[Data excerpt]:
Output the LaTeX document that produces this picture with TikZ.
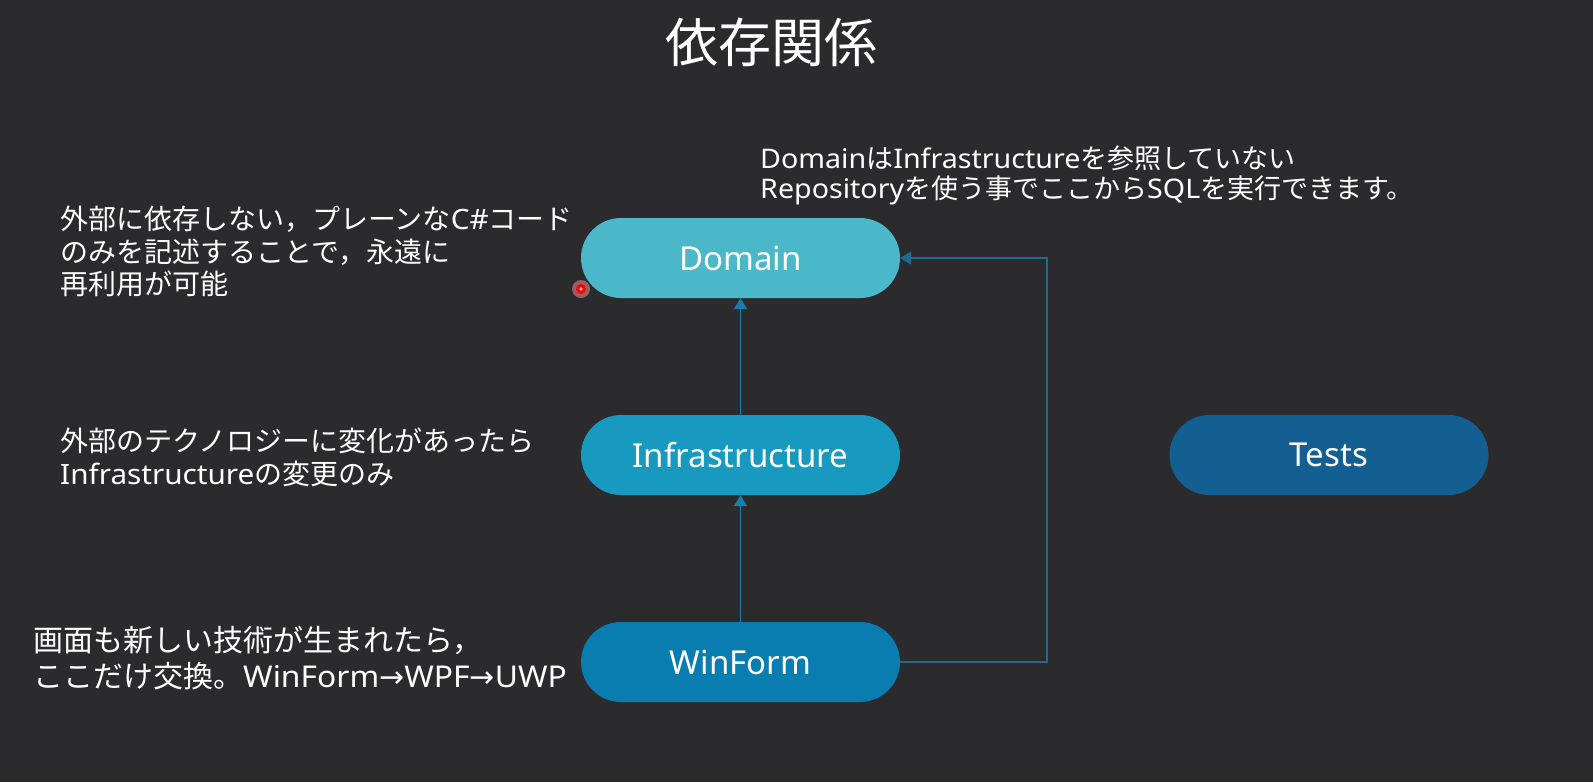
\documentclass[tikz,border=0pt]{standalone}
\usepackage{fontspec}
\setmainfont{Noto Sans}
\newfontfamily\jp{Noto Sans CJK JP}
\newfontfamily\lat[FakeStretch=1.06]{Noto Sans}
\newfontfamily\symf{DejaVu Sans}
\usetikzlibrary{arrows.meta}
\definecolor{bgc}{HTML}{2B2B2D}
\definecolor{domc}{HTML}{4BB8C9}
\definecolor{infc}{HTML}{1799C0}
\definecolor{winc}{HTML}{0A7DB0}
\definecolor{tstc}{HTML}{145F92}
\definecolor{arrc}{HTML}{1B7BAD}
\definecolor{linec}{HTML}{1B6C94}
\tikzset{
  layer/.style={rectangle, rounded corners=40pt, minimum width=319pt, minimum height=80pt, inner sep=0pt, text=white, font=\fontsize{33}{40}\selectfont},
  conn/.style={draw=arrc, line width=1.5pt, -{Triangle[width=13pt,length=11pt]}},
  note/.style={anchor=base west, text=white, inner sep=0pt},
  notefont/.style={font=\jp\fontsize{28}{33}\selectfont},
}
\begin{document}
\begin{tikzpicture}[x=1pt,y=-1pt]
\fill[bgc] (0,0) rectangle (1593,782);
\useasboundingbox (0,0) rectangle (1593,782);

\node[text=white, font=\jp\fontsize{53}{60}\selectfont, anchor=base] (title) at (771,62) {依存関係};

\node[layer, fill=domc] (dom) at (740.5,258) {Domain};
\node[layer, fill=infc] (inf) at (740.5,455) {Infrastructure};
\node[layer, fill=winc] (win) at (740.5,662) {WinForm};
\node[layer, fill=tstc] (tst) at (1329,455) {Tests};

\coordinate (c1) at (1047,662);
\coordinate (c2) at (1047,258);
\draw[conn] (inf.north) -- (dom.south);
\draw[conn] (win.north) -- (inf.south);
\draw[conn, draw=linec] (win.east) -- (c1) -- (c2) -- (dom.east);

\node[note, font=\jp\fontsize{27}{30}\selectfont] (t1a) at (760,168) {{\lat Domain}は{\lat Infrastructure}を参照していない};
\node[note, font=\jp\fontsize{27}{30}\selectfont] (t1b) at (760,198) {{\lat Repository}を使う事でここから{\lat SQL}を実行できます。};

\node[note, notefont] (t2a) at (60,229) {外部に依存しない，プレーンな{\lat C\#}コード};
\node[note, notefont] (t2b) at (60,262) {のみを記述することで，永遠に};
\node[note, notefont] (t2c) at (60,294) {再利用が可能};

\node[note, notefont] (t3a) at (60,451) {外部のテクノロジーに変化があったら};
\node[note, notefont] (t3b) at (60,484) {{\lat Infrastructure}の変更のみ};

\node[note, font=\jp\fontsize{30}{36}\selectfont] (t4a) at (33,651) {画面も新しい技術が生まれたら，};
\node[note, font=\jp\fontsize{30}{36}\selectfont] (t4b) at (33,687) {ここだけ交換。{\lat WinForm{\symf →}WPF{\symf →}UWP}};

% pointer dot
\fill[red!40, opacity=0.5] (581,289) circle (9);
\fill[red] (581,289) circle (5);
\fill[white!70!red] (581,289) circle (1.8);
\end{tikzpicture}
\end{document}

[Description of the task]: Leave the images out, please, and restate each line word for word.

[The solution]:
Output the LaTeX document that produces this picture with TikZ.
\documentclass[tikz,border=0pt]{standalone}
\usepackage{fontspec}
\setmainfont{Noto Sans}
\newfontfamily\jp{Noto Sans CJK JP}
\newfontfamily\lat[FakeStretch=1.06]{Noto Sans}
\newfontfamily\symf{DejaVu Sans}
\usetikzlibrary{arrows.meta}
\definecolor{bgc}{HTML}{2B2B2D}
\definecolor{domc}{HTML}{4BB8C9}
\definecolor{infc}{HTML}{1799C0}
\definecolor{winc}{HTML}{0A7DB0}
\definecolor{tstc}{HTML}{145F92}
\definecolor{arrc}{HTML}{1B7BAD}
\definecolor{linec}{HTML}{1B6C94}
\tikzset{
  layer/.style={rectangle, rounded corners=40pt, minimum width=319pt, minimum height=80pt, inner sep=0pt, text=white, font=\fontsize{33}{40}\selectfont},
  conn/.style={draw=arrc, line width=1.5pt, -{Triangle[width=13pt,length=11pt]}},
  note/.style={anchor=base west, text=white, inner sep=0pt},
  notefont/.style={font=\jp\fontsize{28}{33}\selectfont},
}
\begin{document}
\begin{tikzpicture}[x=1pt,y=-1pt]
\fill[bgc] (0,0) rectangle (1593,782);
\useasboundingbox (0,0) rectangle (1593,782);

\node[text=white, font=\jp\fontsize{53}{60}\selectfont, anchor=base] (title) at (771,62) {依存関係};

\node[layer, fill=domc] (dom) at (740.5,258) {Domain};
\node[layer, fill=infc] (inf) at (740.5,455) {Infrastructure};
\node[layer, fill=winc] (win) at (740.5,662) {WinForm};
\node[layer, fill=tstc] (tst) at (1329,455) {Tests};

\coordinate (c1) at (1047,662);
\coordinate (c2) at (1047,258);
\draw[conn] (inf.north) -- (dom.south);
\draw[conn] (win.north) -- (inf.south);
\draw[conn, draw=linec] (win.east) -- (c1) -- (c2) -- (dom.east);

\node[note, font=\jp\fontsize{27}{30}\selectfont] (t1a) at (760,168) {{\lat Domain}は{\lat Infrastructure}を参照していない};
\node[note, font=\jp\fontsize{27}{30}\selectfont] (t1b) at (760,198) {{\lat Repository}を使う事でここから{\lat SQL}を実行できます。};

\node[note, notefont] (t2a) at (60,229) {外部に依存しない，プレーンな{\lat C\#}コード};
\node[note, notefont] (t2b) at (60,262) {のみを記述することで，永遠に};
\node[note, notefont] (t2c) at (60,294) {再利用が可能};

\node[note, notefont] (t3a) at (60,451) {外部のテクノロジーに変化があったら};
\node[note, notefont] (t3b) at (60,484) {{\lat Infrastructure}の変更のみ};

\node[note, font=\jp\fontsize{30}{36}\selectfont] (t4a) at (33,651) {画面も新しい技術が生まれたら，};
\node[note, font=\jp\fontsize{30}{36}\selectfont] (t4b) at (33,687) {ここだけ交換。{\lat WinForm{\symf →}WPF{\symf →}UWP}};

% pointer dot
\fill[red!40, opacity=0.5] (581,289) circle (9);
\fill[red] (581,289) circle (5);
\fill[white!70!red] (581,289) circle (1.8);
\end{tikzpicture}
\end{document}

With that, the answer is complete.